Tanrı yok demek mantığa uygundur. Tanrı yoktur ve tanrı yanılgısı vardır, bunu anlatmak da insanlara düşmüştür. Peki tanrı var demek de ne oluyor? Tanrı var ve bunu anlatmak, onu savunmak sana mı düştü? Kendini açıklayamayan, akıllara giremeyen tanrıya bi el mi atayım dedin? Kendilerine göre veya insanların eksikliklerine, duygusal açıklıklarına, temennilerine göre tanrı savunması yaparlar. Hiçbiri de mantığa uygun değildir. Buram buram romatizm kokar. İnsanın da en büyük zaafıdır romatizm, beynini rafa kaldırır hemen, içi biraz okşansın yeter... Nerede "tanrı vardır" diyen birini görsem, şaşkınlıkla izliyorum... Bu kadar desteksiz nasıl sallayabilir bir insan? Nasıl olur da mantığı, aklı yok sayar ve dayatılan, ezberletilen, önünde arkasında hiçbir düzgün açıklaması olmayan bir görüşü savunur? Var olan her şey, yaşayan ve ölen, bundan sonra yaşayacak olan tüm insanlar, onların hayatları, yaşadıkları acılar, sıkıntılar, mücadele, haksızlık, kayıplar ve nicesi...
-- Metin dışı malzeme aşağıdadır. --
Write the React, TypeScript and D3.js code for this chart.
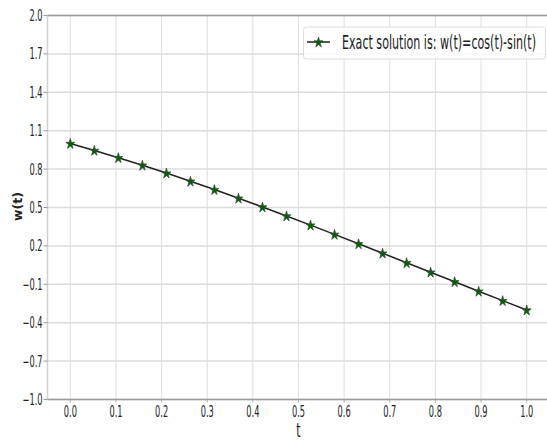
import React from "react";
import * as d3 from "d3";

const tValues = [0, 0.05263, 0.10526, 0.15789, 0.21053, 0.26316, 0.31579, 0.36842, 0.42105, 0.47368, 0.52632, 0.57895, 0.63158, 0.68421, 0.73684, 0.78947, 0.84211, 0.89474, 0.94737, 1.0];
const wValues = [1.0, 0.946, 0.8894, 0.8303, 0.7689, 0.7054, 0.64, 0.5728, 0.504, 0.4338, 0.3625, 0.2901, 0.2168, 0.143, 0.0688, -0.0056, -0.08, -0.1541, -0.2277, -0.3012];
const xTicks = [0.0, 0.1, 0.2, 0.3, 0.4, 0.5, 0.6, 0.7, 0.8, 0.9, 1.0];
const yTicks = [2.0, 1.7, 1.4, 1.1, 0.8, 0.5, 0.2, -0.1, -0.4, -0.7, -1.0];
const legendLabel = "Exact solution is: w(t)=cos(t)-sin(t)";
const xLabel = "t";
const yLabel = "w(t)";

const W = 547;
const H = 441;
const SQ = 0.55;
const FONT = "'DejaVu Sans', sans-serif";

const fmt = (v: number) => {
  const s = Math.abs(v).toFixed(1);
  return v < -1e-9 ? "\u2212" + s : s;
};

export default function App() {
  const x = d3.scaleLinear().domain([-0.05, 1.05]).range([47.5, 549.5]);
  const y = d3.scaleLinear().domain([-1, 2]).range([399.5, 15.5]);
  const pts = tValues.map((t, i) => [x(t), y(wValues[i])] as [number, number]);
  const line = d3.line()(pts) || "";
  const star = d3.symbol().type(d3.symbolStar).size(34)() || "";

  const Star = ({ cx, cy }: { cx: number; cy: number }) => (
    <path d={star} transform={`translate(${cx},${cy + 0.5}) scale(0.85,1)`} fill="#006400" stroke="#3a4a3a" strokeWidth={0.8} />
  );

  return (
    <svg width={W} height={H} style={{ position: "absolute", left: 0, top: 0, background: "#fff" }} xmlns="http://www.w3.org/2000/svg">
      <rect x={0} y={0} width={W} height={H} fill="#fff" />
      {/* grid */}
      {xTicks.map((t) => (
        <line key={"gx" + t} x1={x(t)} x2={x(t)} y1={y(2)} y2={y(-1)} stroke="#d6d6d6" strokeWidth={0.8} />
      ))}
      {yTicks.map((v) => (
        <line key={"gy" + v} x1={x(-0.05)} x2={W} y1={y(v)} y2={y(v)} stroke="#dcdcdc" strokeWidth={1.5} />
      ))}
      {/* spines */}
      <line x1={x(-0.05)} x2={W} y1={y(2)} y2={y(2)} stroke="#9a9a9a" strokeWidth={1.5} />
      <line x1={x(-0.05)} x2={W} y1={y(-1)} y2={y(-1)} stroke="#9a9a9a" strokeWidth={1.5} />
      <line x1={x(-0.05)} x2={x(-0.05)} y1={y(2)} y2={y(-1)} stroke="#d0d0d0" strokeWidth={1.5} />
      {/* y ticks */}
      {yTicks.map((v) => (
        <g key={"ty" + v}>
          <line x1={x(-0.05) - 4} x2={x(-0.05)} y1={y(v)} y2={y(v)} stroke="#9a9a9a" strokeWidth={1} />
          <text transform={`translate(${x(-0.05) - 5},${y(v) + 5.5}) scale(${SQ},1)`} textAnchor="end" fontFamily={FONT} fontSize={15} fill="#222">
            {fmt(v)}
          </text>
        </g>
      ))}
      {/* x ticks */}
      {xTicks.map((t) => (
        <g key={"tx" + t}>
          <line x1={x(t)} x2={x(t)} y1={y(-1)} y2={y(-1) + 3} stroke="#9a9a9a" strokeWidth={0.8} />
          <text transform={`translate(${x(t)},${417}) scale(${SQ},1)`} textAnchor="middle" fontFamily={FONT} fontSize={15} fill="#222">
            {fmt(t)}
          </text>
        </g>
      ))}
      {/* labels */}
      <text transform={`translate(${(x(-0.05) + x(1.05)) / 2},${437}) scale(${SQ},1)`} textAnchor="middle" fontFamily={FONT} fontSize={20} fill="#222">
        {xLabel}
      </text>
      <text transform={`translate(22,${206.5}) rotate(-90)`} textAnchor="middle" fontFamily={FONT} fontSize={12.5} fontWeight="bold" fill="#222">
        {yLabel}
      </text>
      {/* series */}
      <path d={line} fill="none" stroke="#222" strokeWidth={1.5} />
      {pts.map(([px, py], i) => (
        <Star key={"s" + i} cx={px} cy={py} />
      ))}
      {/* legend */}
      <rect x={303.5} y={27} width={242} height={32} rx={3} fill="#fff" fillOpacity={0.85} stroke="#dddddd" strokeWidth={1} />
      <line x1={307} x2={330} y1={42} y2={42} stroke="#222" strokeWidth={1.5} />
      <Star cx={318.5} cy={42} />
      <text transform={`translate(342,48.5) scale(0.585,1)`} fontFamily={FONT} fontSize={19} fill="#222">
        {legendLabel}
      </text>
    </svg>
  );
}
Eğer hepsi bir tasarım, bir plan ise büyük bir amaç içindir. Büyük bir amacı olan da, aynı oranda acizdir... Tanrı için var olmak ve eylemde bulunmak sadece bir lanettir. Ve lanetlenmiş bir tanrıyı kabul etmek de insan aklının bir lanetidir.
Uzun bir süre daha bu lanetle yaşayacak olmamız çok acı... Üstelik her şey bu kadar açık ve ortada iken... Tanrı nasıl bir hurafe, geçmişin kalıp düşüncesi, dayatma bir tanım ise ; "Tanrının olmadığını bilemeyiz." cümlesi de aynı şekilde kalıp ve dogmadır. İki görüş de birbirini destekler ve yüceltir.
Artık kalıpları ve zincirleri kırın.